Monday 7 May 2018

Some raw facts about Value Investing

Value investing is at its core the marriage of a contrarian streak and a calculator.

The single greatest edge an investor can have is a long-term orientation.

A margin of safety is necessary because valuation is an imprecise art, the future is unpredictable, and investors are human and do make mistakes. It is adherence to the concept of a margin of safety that best distinguishes value investors from all others, who are not as concerned about loss

Most investors are primarily oriented toward return – how much they can make – and pay little attention to risk – how much they can lose.

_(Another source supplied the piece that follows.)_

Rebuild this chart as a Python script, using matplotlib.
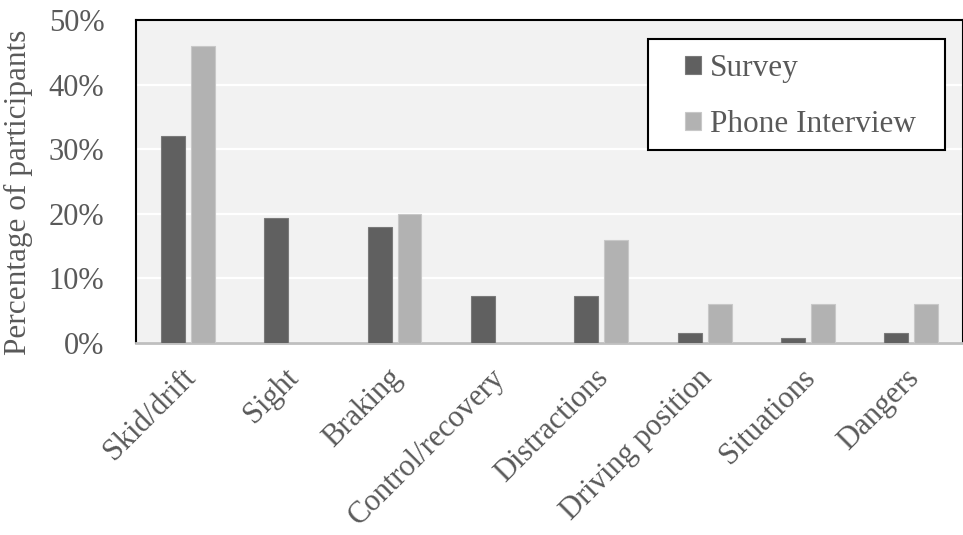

Investors should always keep in mind that the most important metric is not the returns achieved but the returns weighed against the risks incurred. Ultimately, nothing should be more important to investors than the ability to sleep soundly at night.

In investing there are times when the best thing to do is nothing at all.

Overvaluation is not always apparent to investors, analysts, or managements. Since security prices reflect investors’ perception of reality and not necessarily reality itself, overvaluation may persist for a long time.

Once you adopt a value-investment strategy, any other investment behaviour starts to seem like gambling.

Value investing requires a great deal of hard work, unusually strict discipline, and a long-term investment horizon. Few are willing and able to devote sufficient time and effort to become value investors, and only a fraction of those have the proper mind-set to succeed.

In reality, no one knows what the market will do; trying to predict it is a waste of time, and investing based upon that prediction is a speculative undertaking.